How would you handle a situation where customer marketing wants to promote a feature, but customer success says customers are not ready for it yet?

Sample answer

I’d treat that as a signal to pause and align, not as a conflict to win. If customer success believes customers aren’t ready, that insight should carry real weight because they’re closest to the customer experience. I’d first ask what specifically is causing the hesitation: lack of product familiarity, poor onboarding, too much complexity, or a support issue. Then I’d work with CS and product to decide whether the campaign needs a different audience, better educational content, or a later timing window. Sometimes the answer is not to stop the message, but to change how we introduce it. For example, we might lead with use cases, create a shorter enablement path, or target only accounts that have already reached a usage threshold. I’d rather delay a campaign than create friction or confusion.
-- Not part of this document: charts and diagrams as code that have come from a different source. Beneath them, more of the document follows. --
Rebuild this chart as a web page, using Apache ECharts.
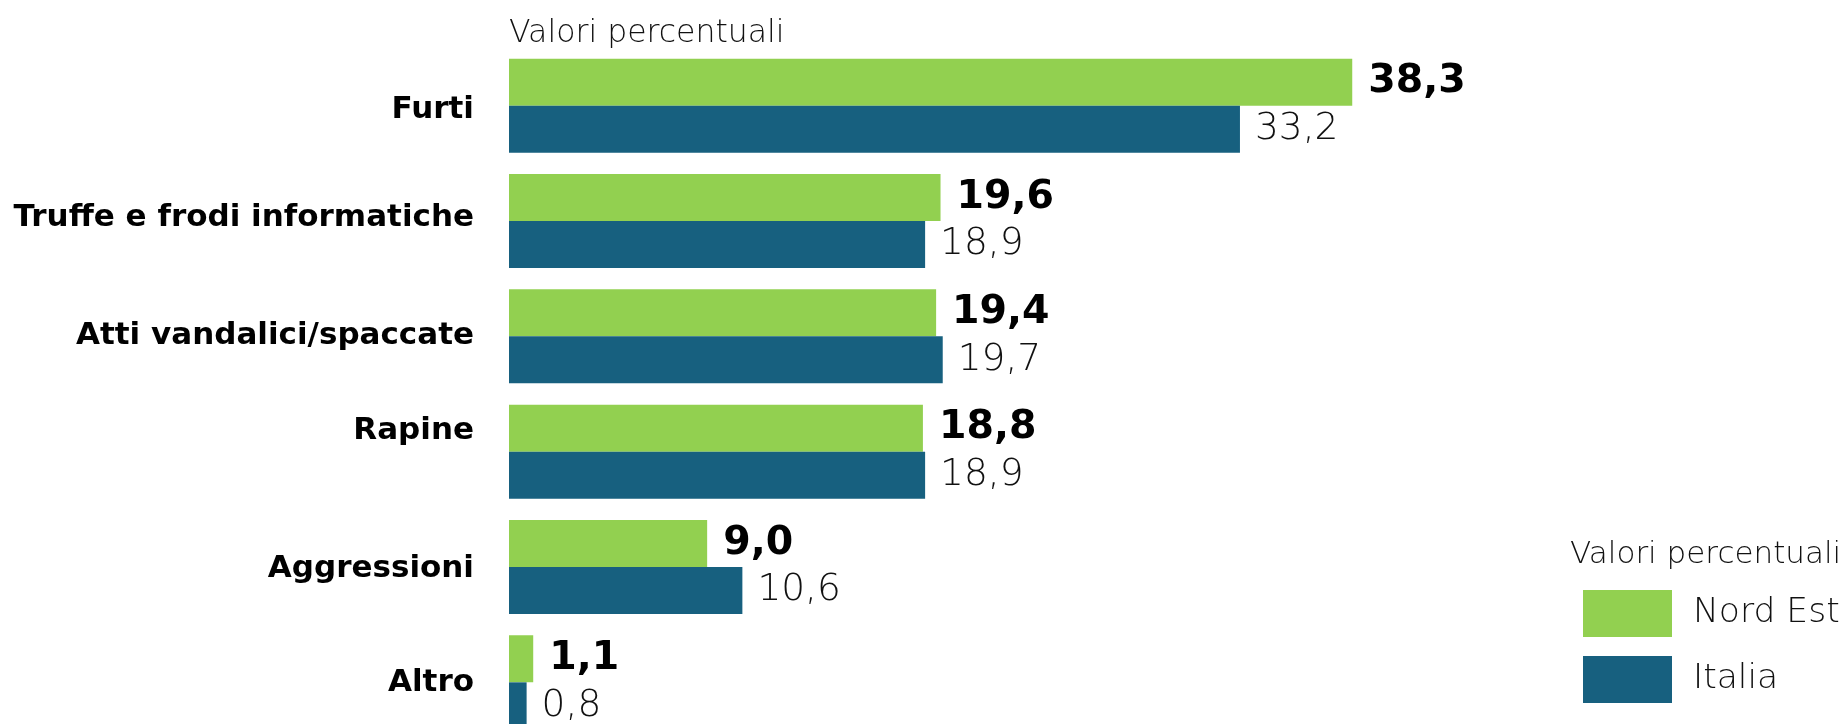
<!DOCTYPE html>
<html>
<head>
<meta charset="utf-8">
<script src="https://cdn.jsdelivr.net/npm/echarts@6/dist/echarts.min.js"></script>
<style>
  html, body { margin: 0; padding: 0; background: #fff; }
  #main { width: 1847px; height: 724px; }
</style>
</head>
<body>
<div id="main"></div>
<script>
// categorie e valori (percentuali)
var categories = ['Furti', 'Truffe e frodi informatiche', 'Atti vandalici/spaccate', 'Rapine', 'Aggressioni', 'Altro'];
var nordEst = [38.3, 19.6, 19.4, 18.8, 9.0, 1.1];
var italia = [33.2, 18.9, 19.7, 18.9, 10.6, 0.8];
var seriesNames = ['Nord Est', 'Italia'];

var FONT = '"DejaVu Sans", Lato, sans-serif';

// piccoli spostamenti verticali delle etichette come nell'originale (px, + = in basso)
var labelShift = [4, -3, 0, -21, 2, 1];

function fmt(v) {
  return v.toFixed(1).replace('.', ',');
}

// stili rich per spostare le etichette delle categorie
var catRich = {};
categories.forEach(function (c, i) {
  var s = labelShift[i];
  catRich['c' + i] = {
    fontFamily: FONT,
    fontSize: 31,
    fontWeight: 'bold',
    color: '#000',
    padding: s > 0 ? [2 * s, 0, 0, 0] : [0, 0, -2 * s, 0]
  };
});

var myChart = echarts.init(document.getElementById('main'));

var option = {
  animation: false,
  textStyle: { fontFamily: FONT },
  title: [
    {
      text: 'Valori percentuali',
      left: 504,
      top: 13,
      textStyle: { fontFamily: FONT, fontSize: 31.5, fontWeight: 200, color: '#111' }
    },
    {
      text: 'Valori percentuali',
      left: 1565,
      top: 534,
      textStyle: { fontFamily: FONT, fontSize: 31, fontWeight: 200, color: '#111' }
    }
  ],
  legend: {
    orient: 'vertical',
    left: 1578,
    top: 585,
    itemWidth: 89,
    itemHeight: 47,
    itemGap: 19,
    icon: 'rect',
    data: seriesNames,
    textStyle: { fontFamily: FONT, fontSize: 34.5, fontWeight: 200, color: '#111', padding: [0, 0, 0, 16] }
  },
  grid: {
    left: 509,
    right: 17,
    top: 48,
    height: 692,
    containLabel: false,
    outerBoundsMode: 'none'
  },
  xAxis: {
    type: 'value',
    min: 0,
    max: 60,
    show: false
  },
  yAxis: {
    type: 'category',
    inverse: true,
    data: categories,
    axisLine: { show: false },
    axisTick: { show: false },
    axisLabel: {
      margin: 35,
      fontFamily: FONT,
      fontSize: 31,
      fontWeight: 'bold',
      color: '#000',
      rich: catRich,
      formatter: function (value) {
        var i = categories.indexOf(value);
        return '{c' + i + '|' + value + '}';
      }
    }
  },
  series: [
    {
      name: seriesNames[0],
      type: 'bar',
      data: nordEst,
      barGap: '0%',
      barCategoryGap: '18.5%',
      itemStyle: { color: '#92D050' },
      label: {
        show: true,
        position: 'right',
        distance: 16,
        fontFamily: FONT,
        fontSize: 39.5,
        fontWeight: 'bold',
        color: '#000',
        formatter: function (p) { return fmt(p.value); }
      }
    },
    {
      name: seriesNames[1],
      type: 'bar',
      data: italia,
      barGap: '0%',
      barCategoryGap: '18.5%',
      itemStyle: { color: '#17607F' },
      label: {
        show: true,
        position: 'right',
        distance: 15,
        fontFamily: FONT,
        fontSize: 37.5,
        fontWeight: 200,
        color: '#111',
        formatter: function (p) { return fmt(p.value); }
      }
    }
  ]
};

myChart.setOption(option);
</script>
</body>
</html>
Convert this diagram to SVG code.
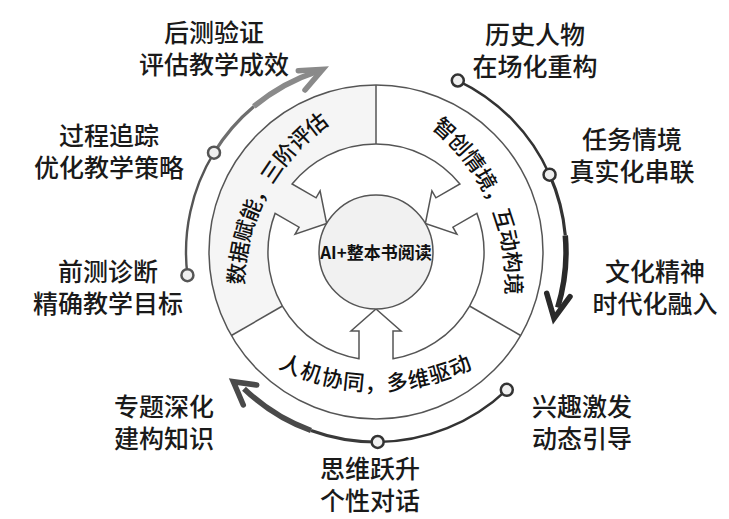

Long term, that approach builds trust across teams and usually leads to better adoption because the outreach feels helpful and relevant.

Question 10

Difficulty: easy

Why are you interested in this Customer Marketing Manager role, and what would your first 90 days look like?

Sample answer

I’m interested in this role because it sits at the intersection of customer experience, retention, and growth, which is where I do my best work. I like roles where marketing is directly connected to customer outcomes, not just top-of-funnel demand. In my first 90 days, I’d focus on learning the customer journey, understanding current lifecycle programs, and identifying the biggest gaps in retention, adoption, and advocacy. I’d spend time with customer success, sales, product, and operations to understand how data flows and where customers are getting stuck. I’d also review existing segmentation, messaging, and performance metrics to see what is working and what is not. From there, I’d look for one or two quick wins, such as improving onboarding communications or refreshing an advocacy program. My goal would be to build trust quickly, create a clear plan, and make sure every campaign has a measurable customer and business outcome attached to it.